Before you refinish the hardwood floors, add crown molding, a new deck, and new light fixtures you will want to read Cost Vs. Value. With home values still headed downward, many homeowners are not in a position to sell. In previous down cycles, people have taken the opportunity to upgrade their homes to make them more comfortable and prepare for a future sale. However, during this particularly tough time construction spending has declined; even though home improvement is still one of the most stable ways to invest your money. In Realtor Magazine’s recent article they offered a look at the cost vs. value for many common projects.
The results of their analysis revealed that the highest recovery of costs is from projects that produce ‘curb appeal.’ Curb Appeal is a term used to describe the exterior aesthetic of a home. There is actually a show by that name on HGTV dedicated to this idea. The reason this offers a higher recovery value is because this is the first thing potential buyers see. The yard or exterior of a home can actually be a deal breaker. Many buyers may not even make it through the front door if the exterior is not well maintained. If the exterior is not kept up, well the inside probably isn’t either.
The problem in today’s market is determining which projects are worth the money. While you may only technically recover 76% of the cost for a midrange kitchen remodel you gain salability. Buyers have thousands of options in today’s market. Homes must be the best price and in the best condition to be considered. If yours isn’t your neighbor’s home might be.
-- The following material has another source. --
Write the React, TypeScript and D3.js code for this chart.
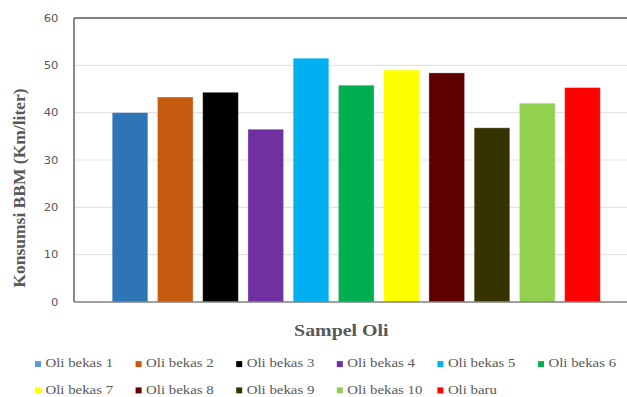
import React from "react";
import * as d3 from "d3";

// Fuel consumption per oil sample
const categories = [
  "Oli bekas 1", "Oli bekas 2", "Oli bekas 3", "Oli bekas 4", "Oli bekas 5", "Oli bekas 6",
  "Oli bekas 7", "Oli bekas 8", "Oli bekas 9", "Oli bekas 10", "Oli baru",
];
const values = [40.0, 43.3, 44.3, 36.5, 51.5, 45.8, 49.0, 48.4, 36.8, 42.0, 45.3];
const barColors = [
  "#2E75B6", "#C55A11", "#000000", "#7030A0", "#00B0F0", "#00B050",
  "#FFFF00", "#600000", "#373300", "#92D050", "#FF0000",
];
const swatchColors = [
  "#5B9BD5", "#C55A11", "#000000", "#7030A0", "#00B0F0", "#00B050",
  "#FFFF00", "#600000", "#373300", "#92D050", "#FF0000",
];
const yTicks = [0, 10, 20, 30, 40, 50, 60];
const yTitle = "Konsumsi BBM (Km/liter)";
const xTitle = "Sampel Oli";

const W = 627;
const H = 397;
const plot = { left: 74, right: 640, top: 18, bottom: 302 };
const textGray = "#595959";
const serif = "'Liberation Serif', 'Times New Roman', 'DejaVu Serif', serif";
const sans = "'DejaVu Sans', Verdana, sans-serif";

export default function App() {
  const y = d3.scaleLinear().domain([0, 60]).range([plot.bottom, plot.top]);
  const x = d3
    .scaleBand<string>()
    .domain(categories)
    .range([107.4, 605.1])
    .paddingInner(0.213)
    .paddingOuter(0.1065);

  const legendX = d3.scaleLinear().domain([0, 5]).range([35, 538]);
  const perRow = 6;

  return (
    <svg
      width={W}
      height={H}
      style={{ position: "absolute", left: 0, top: 0, background: "#fff" }}
    >
      {/* gridlines */}
      {yTicks.slice(1, -1).map((t) => (
        <line
          key={"g" + t}
          x1={plot.left}
          x2={plot.right}
          y1={y(t)}
          y2={y(t)}
          stroke="#E3E3E3"
          strokeWidth={1.2}
        />
      ))}

      {/* bars */}
      {categories.map((c, i) => (
        <rect
          key={c}
          x={x(c)}
          y={y(values[i])}
          width={x.bandwidth()}
          height={y(0) - y(values[i])}
          fill={barColors[i]}
          stroke="#ffffff"
          strokeOpacity={0.35}
          strokeWidth={0.8}
        />
      ))}

      {/* plot frame */}
      <line x1={plot.left} x2={plot.right} y1={plot.top} y2={plot.top} stroke="#595959" strokeWidth={1.4} />
      <line x1={plot.left} x2={plot.left} y1={plot.top} y2={plot.bottom} stroke="#595959" strokeWidth={1.4} />
      <line x1={plot.left} x2={plot.right} y1={plot.bottom} y2={plot.bottom} stroke="#7F7F7F" strokeWidth={1.6} />

      {/* y tick labels */}
      {yTicks.map((t) => (
        <text
          key={"t" + t}
          transform={`translate(58.5,${y(t) + 3.8}) scale(1.16,1)`}
          textAnchor="end"
          style={{ fontFamily: sans, fontSize: "10px" }}
          fill={textGray}
        >
          {t}
        </text>
      ))}

      {/* axis titles */}
      <text
        transform={`translate(25,188) rotate(-90)`}
        textAnchor="middle"
        style={{ fontFamily: serif, fontSize: "17.5px", fontWeight: 700 }}
        fill={textGray}
      >
        {yTitle}
      </text>
      <text
        transform={`translate(341.3,336) scale(1.17,1)`}
        textAnchor="middle"
        style={{ fontFamily: serif, fontSize: "17px", fontWeight: 700 }}
        fill={textGray}
      >
        {xTitle}
      </text>

      {/* legend */}
      {categories.map((c, i) => {
        const col = i % perRow;
        const row = Math.floor(i / perRow);
        const lx = legendX(col);
        const base = 367.3 + row * 26.3;
        return (
          <g key={"l" + c}>
            <rect x={lx} y={base - 6.2} width={6} height={6} fill={swatchColors[i]} />
            <text
              transform={`translate(${lx + 10.5},${base}) scale(1.1,1)`}
              style={{ fontFamily: serif, fontSize: "13.5px" }}
              fill={textGray}
            >
              {c}
            </text>
          </g>
        );
      })}
    </svg>
  );
}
I would not recommend someone upside down on their mortgage and nearing foreclosure to proceed with such a task. However, if you are hoping to sell in the next five to ten years; it might be a good time to look into a few upgrades while you have the time and lower interest rates. The most important thing to consider is your market. Do Not Over Improve! If most of your neighbors have Formica and carpet and you upgrade to hardwood and granite you will be less likely to recover those costs.